Audio version now available.
“You said we would only be there for a little while. A couple of beers, you said. The kids and I left you there at almost midnight. When you stumbled in at 2am, fell up the back stairs, and started calling my name, I was afraid you were going to wake the kids. I didn’t want them to see you like that. I didn’t want them to see me as angry as I was.” My wife brought up that memory more than once.
I used to ask her why she couldn’t get out of the past. “You are stuck, Sheri. That was years ago. I’ve been sober for a long time. Why can’t you be proud of the man I’ve become?”







I felt like such a fraud. The idea that I needed to quit drinking alcohol – that I fit the classification of alcoholic – filled me with doubt and shame. Sure, I was ashamed of the instances when I drank too much, argued with my wife and wasted days nursing dehydration while trying to put together the pieces of the previous night. But I was also petrified with fear that I wasn’t alcoholic enough.

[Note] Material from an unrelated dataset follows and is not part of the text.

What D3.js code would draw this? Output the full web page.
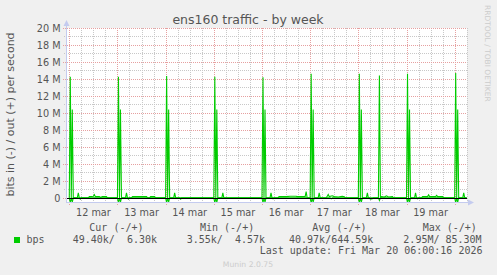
<!DOCTYPE html>
<html>
<head>
<meta charset="utf-8">
<script src="https://cdn.jsdelivr.net/npm/d3@7/dist/d3.min.js"></script>
<style>
body { margin: 0; background: #f0f0f0; }
svg { display: block; }
text { font-family: "DejaVu Sans", sans-serif; }
.mono { font-family: "DejaVu Sans Mono", monospace; white-space: pre; }
</style>
</head>
<body>
<script>
// x labels, one per day (centred at noon)
var dayLabels = ["12 mar", "13 mar", "14 mar", "15 mar", "16 mar", "17 mar", "18 mar", "19 mar"];

var yTicks = [0, 2e6, 4e6, 6e6, 8e6, 10e6, 12e6, 14e6, 16e6, 18e6, 20e6];
var yTickLabels = ["0", "2 M", "4 M", "6 M", "8 M", "10 M", "12 M", "14 M", "16 M", "18 M", "20 M"];

// [hours after 12 mar 00:00, Mbit/s]
var outTraffic = [
    [0, 0], [0.5, 14.27], [1, 0], [1.5, 10.4], [2, 0], [4, 0], [4.5, 0.6], [5, 0],
    [9.5, 0], [10, 0.15], [12, 0.2], [12.5, 0.38], [13, 0.15], [15, 0.15], [15.5, 0.05], [16.5, 0.15], [18.5, 0.15], [19, 0],
    [24, 0], [24.5, 14.27], [25, 0], [25.5, 10.4], [26, 0], [28, 0], [28.5, 0.6], [29, 0],
    [31, 0], [31.5, 0.15], [38.5, 0.15], [39, 0], [40, 0], [40.5, 0.15], [42.5, 0.15], [43, 0],
    [48, 0], [48.5, 14.35], [49, 0], [49.5, 10.4], [50, 0], [52, 0], [52.5, 0.6], [53, 0],
    [72, 0], [72.5, 14.27], [73, 0], [73.5, 10.4], [74, 0], [76, 0], [76.5, 0.6], [77, 0],
    [96, 0], [96.5, 14.2], [97, 0], [97.5, 10.4], [98, 0], [100, 0], [100.5, 0.6], [101, 0],
    [104, 0], [104.5, 0.15], [108, 0.15], [110, 0.2], [113, 0.2], [113.5, 0.15], [117.5, 0.15], [118, 0.75], [118.5, 0],
    [120, 0], [120.5, 14.6], [121, 0], [121.5, 10.4], [122, 0], [124, 0], [124.5, 0.6], [125, 0],
    [128, 0], [128.5, 0.2], [129, 0.4], [129.5, 0.15], [131, 0.25], [132, 0.15], [134, 0.1], [136, 0.2], [137, 0.15], [137.5, 0],
    [144, 0], [144.5, 14.6], [145, 0], [145.5, 10.4], [146, 0], [148, 0], [148.5, 0.6], [149, 0],
    [154, 0], [154.5, 14.4], [155, 0], [155.5, 0.15], [157, 0.1], [158, 0.25], [159, 0.1], [161, 0.15], [161.5, 0],
    [168, 0], [168.5, 14.6], [169, 0], [169.5, 10.4], [170, 0], [172, 0], [172.5, 0.6], [173, 0],
    [175.5, 0], [176, 0.15], [178.5, 0.15], [179, 0.35], [179.5, 0.15], [182.5, 0.15], [183, 0.3], [183.5, 0.15], [186, 0.15], [186.5, 0],
    [192, 0], [192.5, 14.7], [193, 0], [193.5, 10.4], [194, 0], [196, 0], [196.5, 0.6], [197, 0], [198, 0]
];

// incoming traffic, drawn below zero
var inTraffic = [
    [0, 0], [0.5, -0.55], [1, 0], [1.5, -0.5], [2, 0], [5, 0], [5.5, -0.15], [6, 0],
    [24, 0], [24.5, -0.55], [25, 0], [25.5, -0.5], [26, 0], [29, 0], [29.5, -0.15], [30, 0],
    [48, 0], [48.5, -0.55], [49, 0], [49.5, -0.5], [50, 0], [55, 0], [55.5, -0.15], [56, 0],
    [72, 0], [72.5, -0.55], [73, 0], [73.5, -0.5], [74, 0],
    [96, 0], [96.5, -0.55], [97, 0], [97.5, -0.5], [98, 0], [101, 0], [101.5, -0.1], [102, 0],
    [120, 0], [120.5, -0.55], [121, 0], [121.5, -0.5], [122, 0], [130, 0], [130.5, -0.1], [131, 0],
    [144, 0], [144.5, -0.55], [145, 0], [145.5, -0.5], [146, 0], [149.5, 0], [150, -0.15], [151, -0.1], [151.5, 0],
    [154, 0], [154.5, -0.3], [155, 0],
    [168, 0], [168.5, -0.55], [169, 0], [169.5, -0.5], [170, 0], [173, 0], [173.5, -0.1], [174, 0],
    [192, 0], [192.5, -0.55], [193, 0], [193.5, -0.5], [194, 0], [198, 0]
];

var legendHeaders = ["Cur (-/+)", "Min (-/+)", "Avg (-/+)", "Max (-/+)"];
var legendValues = [" 49.40k/  6.30k", "  3.55k/  4.57k", " 40.97k/644.59k", "  2.95M/ 85.30M"];

function muninGraph() {

    this.init = function () {
        var svg = d3.select("body").append("svg")
            .attr("width", 497)
            .attr("height", 275);

        var base = new Date(2026, 2, 12, 0, 0);
        this.toDate = function (h) { return new Date(base.getTime() + h * 3600000); };

        this.x = d3.scaleTime()
            .domain([new Date(2026, 2, 11, 22, 52), new Date(2026, 2, 20, 6, 8)])
            .range([67, 467]);
        this.y = d3.scaleLinear()
            .domain([-0.6e6, 20e6])
            .range([203, 28]);

        this.drawGrid(svg);
        this.drawSeries(svg);
        this.drawAxes(svg);
        this.drawText(svg);
        this.drawLegend(svg);
    };

    this.drawGrid = function (svg) {
        var x = this.x, y = this.y;
        var start = x.domain()[0], end = x.domain()[1];
        var px = function (v) { return Math.round(v) + 0.5; };

        svg.append("rect")
            .attr("x", 67).attr("y", 28)
            .attr("width", 400).attr("height", 175)
            .attr("fill", "#ffffff");

        // minor: every 6 hours, every 1 M
        d3.timeHour.every(6).range(start, end).forEach(function (t) {
            if (t.getHours() === 0) return;
            svg.append("line")
                .attr("x1", px(x(t))).attr("x2", px(x(t)))
                .attr("y1", 28).attr("y2", 203)
                .attr("stroke", "#c8c8c8").attr("stroke-dasharray", "1,1");
        });
        y.ticks(20).forEach(function (v) {
            if (yTicks.indexOf(v) >= 0) return;
            svg.append("line")
                .attr("x1", 64).attr("x2", 467)
                .attr("y1", px(y(v))).attr("y2", px(y(v)))
                .attr("stroke", "#c8c8c8").attr("stroke-dasharray", "1,1");
        });

        // major: days, every 2 M
        d3.timeDay.range(start, end).forEach(function (t) {
            svg.append("line")
                .attr("x1", px(x(t))).attr("x2", px(x(t)))
                .attr("y1", 28).attr("y2", 206)
                .attr("stroke", "#e6a0a0").attr("stroke-dasharray", "1,1");
        });
        yTicks.forEach(function (v) {
            svg.append("line")
                .attr("x1", 63).attr("x2", 467)
                .attr("y1", px(y(v))).attr("y2", px(y(v)))
                .attr("stroke", "#e6a0a0").attr("stroke-dasharray", "1,1");
        });
    };

    this.drawSeries = function (svg) {
        var self = this;
        var line = d3.line()
            .x(function (d) { return self.x(self.toDate(d[0])); })
            .y(function (d) { return self.y(d[1] * 1e6); });

        [inTraffic, outTraffic].forEach(function (series) {
            svg.append("path")
                .datum(series)
                .attr("d", line)
                .attr("fill", "none")
                .attr("stroke", "#00cc00")
                .attr("stroke-width", 1.1);
        });

        svg.append("line")
            .attr("x1", 67).attr("x2", 467)
            .attr("y1", Math.round(self.y(0)) + 0.5).attr("y2", Math.round(self.y(0)) + 0.5)
            .attr("stroke", "#000000");
    };

    this.drawAxes = function (svg) {
        var x = this.x, y = this.y;
        var axisColor = "#c4cbef";

        svg.append("line")
            .attr("x1", 66.5).attr("x2", 66.5).attr("y1", 203).attr("y2", 23)
            .attr("stroke", axisColor);
        svg.append("path")
            .attr("d", "M63.5,26L69.5,26L66.5,20Z")
            .attr("fill", axisColor);
        svg.append("line")
            .attr("x1", 66).attr("x2", 470).attr("y1", 202.5).attr("y2", 202.5)
            .attr("stroke", axisColor);
        svg.append("path")
            .attr("d", "M468,199.5L468,205.5L474,202.5Z")
            .attr("fill", axisColor);

        yTicks.forEach(function (v, i) {
            svg.append("text")
                .attr("x", 60.5).attr("y", y(v) + 3.6)
                .attr("text-anchor", "end")
                .attr("font-size", "9.7px")
                .attr("fill", "#555555")
                .text(yTickLabels[i]);
        });

        var days = d3.timeDay.range(x.domain()[0], x.domain()[1]);
        dayLabels.forEach(function (label, i) {
            svg.append("text")
                .attr("x", x(d3.timeHour.offset(days[i], 12)))
                .attr("y", 216)
                .attr("text-anchor", "middle")
                .attr("font-size", "9.7px")
                .attr("fill", "#555555")
                .text(label);
        });
    };

    this.drawText = function (svg) {
        svg.append("text")
            .attr("x", 248).attr("y", 23.5)
            .attr("text-anchor", "middle")
            .attr("font-size", "12.5px")
            .attr("fill", "#555555")
            .text("ens160 traffic - by week");

        svg.append("text")
            .attr("transform", "translate(14,114.5) rotate(-90)")
            .attr("text-anchor", "middle")
            .attr("font-size", "11px")
            .attr("fill", "#555555")
            .text("bits in (-) / out (+) per second");

        svg.append("text")
            .attr("transform", "translate(485,5) rotate(90)")
            .attr("text-anchor", "start")
            .attr("font-size", "7.5px")
            .attr("fill", "#cccccc")
            .text("RRDTOOL / TOBI OETIKER");

        svg.append("text")
            .attr("x", 248).attr("y", 267)
            .attr("text-anchor", "middle")
            .attr("font-size", "7.7px")
            .attr("fill", "#cccccc")
            .text("Munin 2.0.75");
    };

    this.drawLegend = function (svg) {
        var headerX = [89.3, 200, 312.3, 422.7];
        var valueX = [66.7, 174.7, 283, 391.3];

        legendHeaders.forEach(function (h, i) {
            svg.append("text")
                .attr("class", "mono")
                .attr("x", headerX[i]).attr("y", 231)
                .attr("font-size", "10px")
                .attr("fill", "#555555")
                .text(h);
        });

        svg.append("rect")
            .attr("x", 14).attr("y", 237)
            .attr("width", 6).attr("height", 6)
            .attr("fill", "#00cc00");
        svg.append("text")
            .attr("class", "mono")
            .attr("x", 26.5).attr("y", 242.5)
            .attr("font-size", "10px")
            .attr("fill", "#555555")
            .text("bps");

        legendValues.forEach(function (v, i) {
            svg.append("text")
                .attr("class", "mono")
                .attr("xml:space", "preserve")
                .attr("x", valueX[i]).attr("y", 242.5)
                .attr("font-size", "10px")
                .attr("fill", "#555555")
                .text(v);
        });

        svg.append("text")
            .attr("class", "mono")
            .attr("x", 482.5).attr("y", 253.5)
            .attr("text-anchor", "end")
            .attr("font-size", "10px")
            .attr("fill", "#555555")
            .text("Last update: Fri Mar 20 06:00:16 2026");
    };
}

window.onload = function () {
    new muninGraph().init();
};
</script>
</body>
</html>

I was holding my marriage together, my employment and finances were intact, I had no legal issues and I maintained my house on the weekends just like all my non-addicted neighbors. I was lying and denying if I ignored my condition, but I was a fraud if I claimed the affliction of the gutter bum or someone who drank away his family and possessions. I believed making the self-diagnosis of alcoholic or not alcoholic was a binary choice, and I was stuck firmly in the middle.